The Interplay Between Weathering and Erosion

Weathering and erosion operate in a perpetual, cyclical relationship, where each process facilitates and accelerates the other. Weathering is the preparatory stage, reducing solid bedrock into smaller, easier-to-move particles, which increases the efficiency of all erosional agents. For example, a massive boulder is far more difficult for a river to move than the sand and silt it becomes after breakdown.

Once the weathered material is transported away by erosion, fresh, unexposed rock surfaces are revealed beneath the soil and sediment layer. This newly exposed rock is immediately susceptible to the full range of physical and chemical weathering processes, beginning the cycle anew. The constant removal of surface material by erosion also maintains the steepness of slopes, which promotes further mass wasting.

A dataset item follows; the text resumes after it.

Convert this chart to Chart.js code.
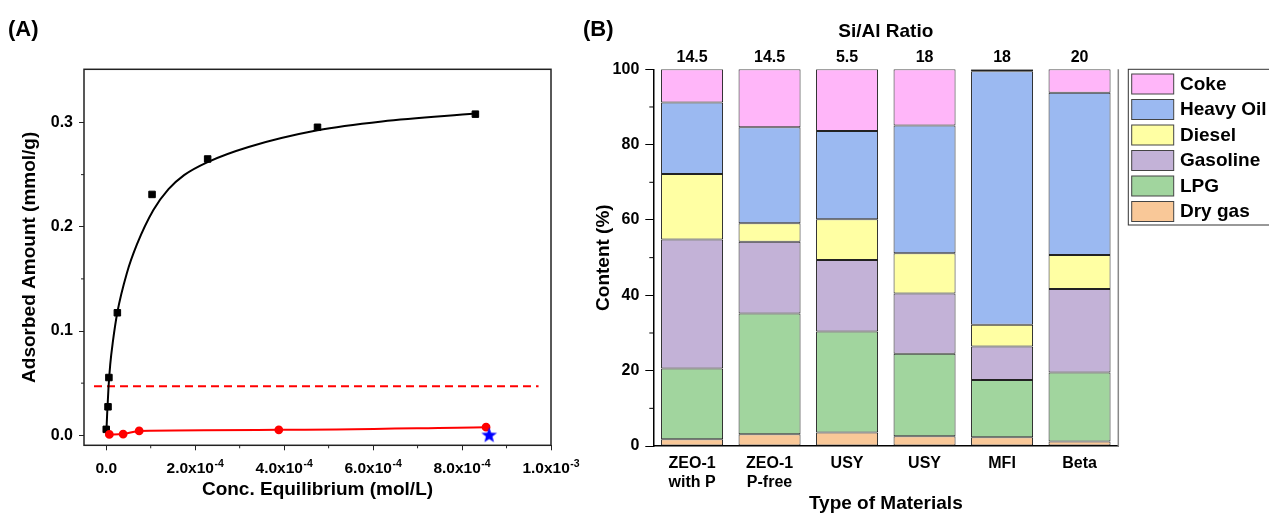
<!DOCTYPE html>
<html>
<head>
<meta charset="utf-8">
<script src="https://cdn.jsdelivr.net/npm/chart.js@4.4.1/dist/chart.umd.min.js"></script>
<style>
  html, body { margin: 0; padding: 0; width: 1269px; height: 513px; overflow: hidden; background: #fff; }
  .panel { position: absolute; top: 0; }
  #wrapA { left: 0; width: 600px; height: 513px; }
  #wrapB { left: 560px; width: 760px; height: 513px; }
  .tag { position: absolute; font: bold 22px "Liberation Sans", Arial, sans-serif; line-height: 1; color: #000; }
</style>
</head>
<body>
<div class="panel" id="wrapA"><canvas id="chartA" width="600" height="513"></canvas></div>
<div class="panel" id="wrapB"><canvas id="chartB" width="760" height="513"></canvas></div>
<div class="tag" style="left:8px; top:18px">(A)</div>
<div class="tag" style="left:583px; top:18px">(B)</div>
<script>
// ---- panel A: adsorption isotherm ----
const isothermX = [0, 4e-6, 6e-6, 2.5e-5, 1.03e-4, 2.28e-4, 4.75e-4, 8.3e-4];
const isothermY = [0.0057, 0.0273, 0.0554, 0.1175, 0.231, 0.265, 0.2954, 0.308];
// fitted curve
const fitX = [0, 2e-6, 5e-6, 9e-6, 1.5e-5, 2.5e-5, 4.6e-5, 6.9e-5, 1.06e-4, 1.4e-4, 1.75e-4, 2.28e-4, 3.2e-4, 4.75e-4, 6.2e-4, 8.3e-4];
const fitY = [0, 0.02, 0.045, 0.068, 0.09, 0.118, 0.155, 0.183, 0.216, 0.236, 0.2495, 0.262, 0.2765, 0.2925, 0.301, 0.3085];
const blankX = [7e-6, 3.8e-5, 7.4e-5, 3.88e-4, 8.54e-4];
const blankY = [0.0008, 0.0012, 0.0042, 0.0052, 0.0078];
const starX = [8.61e-4];
const starY = [0.0003];
const limitX = [-2.75e-5, 9.72e-4];
const limitY = [0.047, 0.047];
const xTickValsA = [0, 2e-4, 4e-4, 6e-4, 8e-4, 1e-3];
const xTickTextA = ['0.0', '2.0x10', '4.0x10', '6.0x10', '8.0x10', '1.0x10'];
const xTickExpA = ['', '-4', '-4', '-4', '-4', '-3'];
const xMinorA = [1e-4, 3e-4, 5e-4, 7e-4, 9e-4];
const yTickValsA = [0, 0.1, 0.2, 0.3];
const yMinorA = [0.05, 0.15, 0.25];

// ---- panel B: product distribution ----
const materials = [['ZEO-1', 'with P'], ['ZEO-1', 'P-free'], 'USY', 'USY', 'MFI', 'Beta'];
const siAlRatios = ['14.5', '14.5', '5.5', '18', '18', '20'];
const dryGas = [1.8, 3.1, 3.6, 2.6, 2.3, 1.2];
const lpg = [18.8, 32.1, 26.8, 21.9, 15.2, 18.3];
const gasoline = [34.2, 19.0, 19.0, 16.0, 8.9, 22.2];
const diesel = [17.4, 4.9, 10.8, 10.7, 5.8, 9.0];
const heavyOil = [19.0, 25.5, 23.4, 33.9, 67.3, 43.1];
const coke = [8.8, 15.4, 16.4, 14.9, 0.5, 6.2];
const yMinorB = [10, 30, 50, 70, 90];

const FONT = '"Liberation Sans", Arial, sans-serif';
Chart.defaults.font.family = FONT;
Chart.defaults.font.weight = 'bold';
Chart.defaults.color = '#000';

const pts = (xs, ys) => xs.map((x, i) => ({ x: x, y: ys[i] }));

// filled blue star marker
const starImg = document.createElement('canvas');
starImg.width = 17; starImg.height = 17;
(() => {
    const c = starImg.getContext('2d');
    c.beginPath();
    for (let k = 0; k < 10; k++) {
        const r = k % 2 ? 3.4 : 8.2;
        const ang = -Math.PI / 2 + k * Math.PI / 5;
        const px = 8.5 + r * Math.cos(ang), py = 9 + r * Math.sin(ang);
        k ? c.lineTo(px, py) : c.moveTo(px, py);
    }
    c.closePath();
    c.fillStyle = '#0000ff';
    c.fill();
})();

const seg = (ctx, x1, y1, x2, y2) => { ctx.beginPath(); ctx.moveTo(x1, y1); ctx.lineTo(x2, y2); ctx.stroke(); };

const plugA = {
    id: 'plugA',
    afterDraw(chart) {
        const { ctx, chartArea: a, scales } = chart;
        ctx.save();
        ctx.strokeStyle = '#222';
        ctx.lineWidth = 1.5;
        ctx.strokeRect(a.left, a.top, a.right - a.left, a.bottom - a.top);
        ctx.lineWidth = 1;
        xMinorA.forEach(v => { const p = scales.x.getPixelForValue(v); seg(ctx, p, a.bottom, p, a.bottom + 3); });
        yMinorA.forEach(v => { const p = scales.y.getPixelForValue(v); seg(ctx, a.left - 3, p, a.left, p); });
        // x tick labels with superscript exponent
        ctx.fillStyle = '#000';
        ctx.textAlign = 'left';
        ctx.textBaseline = 'alphabetic';
        const base = a.bottom + 27.4;
        xTickValsA.forEach((v, i) => {
            const px = scales.x.getPixelForValue(v);
            ctx.font = 'bold 15.5px ' + FONT;
            const w1 = ctx.measureText(xTickTextA[i]).width;
            ctx.font = 'bold 10.5px ' + FONT;
            const w2 = xTickExpA[i] ? ctx.measureText(xTickExpA[i]).width + 0.5 : 0;
            const x0 = px - (w1 + w2) / 2;
            ctx.font = 'bold 15.5px ' + FONT;
            ctx.fillText(xTickTextA[i], x0, base);
            if (xTickExpA[i]) {
                ctx.font = 'bold 10.5px ' + FONT;
                ctx.fillText(xTickExpA[i], x0 + w1 + 0.5, base - 6);
            }
        });
        ctx.restore();
    }
};

new Chart(document.getElementById('chartA'), {
    type: 'scatter',
    data: {
        datasets: [
            { label: 'Blank', data: pts(starX, starY), pointStyle: starImg, pointRadius: 7, showLine: false },
            { label: 'Red', data: pts(blankX, blankY), borderColor: '#ff0000', backgroundColor: '#ff0000', pointRadius: 3.4, borderWidth: 2, showLine: true, cubicInterpolationMode: 'monotone' },
            { label: 'Isotherm', data: pts(isothermX, isothermY), pointStyle: 'rect', pointRadius: 4.6, backgroundColor: '#000', borderColor: '#000', showLine: false },
            { label: 'Fit', data: pts(fitX, fitY), borderColor: '#000', borderWidth: 2, pointRadius: 0, showLine: true, cubicInterpolationMode: 'monotone' },
            { label: 'Limit', data: pts(limitX, limitY), borderColor: '#ff0000', borderWidth: 2, borderDash: [8, 5], pointRadius: 0, showLine: true }
        ]
    },
    options: {
        responsive: false,
        animation: false,
        layout: { padding: { top: 69.3, right: 49, bottom: 0, left: 0 } },
        plugins: { legend: { display: false }, tooltip: { enabled: false } },
        scales: {
            x: {
                type: 'linear', min: -5e-5, max: 1e-3,
                afterBuildTicks: s => { s.ticks = xTickValsA.map(v => ({ value: v })); },
                ticks: { display: false },
                grid: { drawOnChartArea: false, drawTicks: true, tickLength: 5, tickColor: '#222' },
                border: { display: false },
                title: { display: true, text: 'Conc. Equilibrium (mol/L)', font: { size: 19, weight: 'bold' }, padding: { top: 0, bottom: 11.6 } },
                afterFit: s => { s.height = 67.7; }
            },
            y: {
                type: 'linear', min: -0.0096, max: 0.351,
                afterBuildTicks: s => { s.ticks = yTickValsA.map(v => ({ value: v })); },
                ticks: { font: { size: 16, weight: 'bold' }, padding: 6, callback: v => v.toFixed(1) },
                grid: { drawOnChartArea: false, drawTicks: true, tickLength: 5, tickColor: '#222' },
                border: { display: false },
                title: { display: true, text: 'Adsorbed Amount (mmol/g)', font: { size: 19, weight: 'bold' }, padding: { top: 18.6, bottom: 0 } },
                afterFit: s => { s.width = 84; }
            }
        }
    },
    plugins: [plugA]
});

// ---- panel B ----
const plugB = {
    id: 'plugB',
    afterDraw(chart) {
        const { ctx, chartArea: a, scales } = chart;
        ctx.save();
        ctx.strokeStyle = '#888';
        ctx.lineWidth = 1.5;
        seg(ctx, a.right, a.top, a.right, a.bottom);
        ctx.strokeStyle = '#000';
        ctx.lineWidth = 1;
        yMinorB.forEach(v => { const p = scales.y.getPixelForValue(v); seg(ctx, a.left - 4, p, a.left, p); });
        // legend box
        const lx = a.right + 10, ly = a.top;
        ctx.strokeStyle = '#333';
        ctx.strokeRect(lx, ly, 200, 155.7);
        const ds = chart.data.datasets.slice().reverse();
        ctx.font = 'bold 19px ' + FONT;
        ctx.textAlign = 'left';
        ctx.textBaseline = 'middle';
        ds.forEach((d, i) => {
            const y = ly + 4.7 + i * 25.5;
            ctx.fillStyle = d.backgroundColor;
            ctx.fillRect(lx + 3.4, y, 42, 20);
            ctx.strokeStyle = '#444';
            ctx.strokeRect(lx + 3.4, y, 42, 20);
            ctx.fillStyle = '#000';
            ctx.fillText(d.label, lx + 51.7, y + 10.5);
        });
        ctx.restore();
    }
};

new Chart(document.getElementById('chartB'), {
    type: 'bar',
    data: {
        labels: materials,
        datasets: [
            { label: 'Dry gas', data: dryGas, backgroundColor: '#F9C898' },
            { label: 'LPG', data: lpg, backgroundColor: '#A1D59E' },
            { label: 'Gasoline', data: gasoline, backgroundColor: '#C3B2D7' },
            { label: 'Diesel', data: diesel, backgroundColor: '#FFFFA3' },
            { label: 'Heavy Oil', data: heavyOil, backgroundColor: '#9BB9F1' },
            { label: 'Coke', data: coke, backgroundColor: '#FFB6F9' }
        ]
    },
    options: {
        responsive: false,
        animation: false,
        datasets: { bar: { barPercentage: 0.8, categoryPercentage: 1, borderColor: '#222', borderWidth: 1, borderSkipped: false } },
        layout: { padding: { top: 0, right: 201.7, bottom: 0, left: 0 } },
        plugins: { legend: { display: false }, tooltip: { enabled: false } },
        scales: {
            x: {
                stacked: true, offset: true,
                ticks: { font: { size: 16, weight: 'bold' }, padding: 7.5, maxRotation: 0, autoSkip: false },
                grid: { display: false, drawTicks: false },
                border: { display: true, color: '#000', width: 1.5 },
                title: { display: true, text: 'Type of Materials', font: { size: 19, weight: 'bold', lineHeight: 1 }, padding: 0 },
                afterFit: s => { s.height = 67; }
            },
            xTop: {
                type: 'category', position: 'top', labels: siAlRatios, offset: true,
                ticks: { font: { size: 16, weight: 'bold' }, padding: 2, maxRotation: 0, autoSkip: false },
                grid: { display: false, drawTicks: false },
                border: { display: false },
                title: { display: true, text: 'Si/Al Ratio', font: { size: 19, weight: 'bold' }, padding: { top: 20.3, bottom: 0 } },
                afterFit: s => { s.height = 69.3; }
            },
            y: {
                stacked: true, min: 0, max: 100,
                ticks: { stepSize: 20, font: { size: 16, weight: 'bold' }, padding: 6 },
                grid: { drawOnChartArea: false, drawTicks: true, tickLength: 8, tickColor: '#000' },
                border: { display: true, color: '#000', width: 1.5 },
                title: { display: true, text: 'Content (%)', font: { size: 19, weight: 'bold' }, padding: { top: 32.6, bottom: 0 } },
                afterFit: s => { s.width = 93.3; }
            }
        }
    },
    plugins: [plugB]
});
</script>
</body>
</html>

Anthropogenic Acceleration of Surface Processes

Human activities dramatically accelerate the rates of both weathering and erosion far beyond natural geological levels. One immediate impact comes from land-use change, specifically deforestation and poor agricultural practices. The removal of deep-rooted vegetation destabilizes the soil structure, eliminating the natural anchors that hold the material in place.

Land Use and Erosion

Plowing and tilling practices break up the soil structure, making it highly susceptible to being transported by wind and water runoff. Human-induced erosion rates can be significantly higher than natural geological rates in disturbed landscapes.

Pollution and Weathering

Industrial activities contribute to faster chemical weathering through air pollution. The burning of fossil fuels releases sulfur dioxide and nitrogen oxides, which mix with water vapor to form acid rain. This precipitation accelerates the rate of dissolution and hydrolysis, particularly on structures made of limestone or marble. Construction, mining, and urbanization also directly remove protective surface layers, exposing fresh material to weathering and creating artificial slopes prone to mass wasting.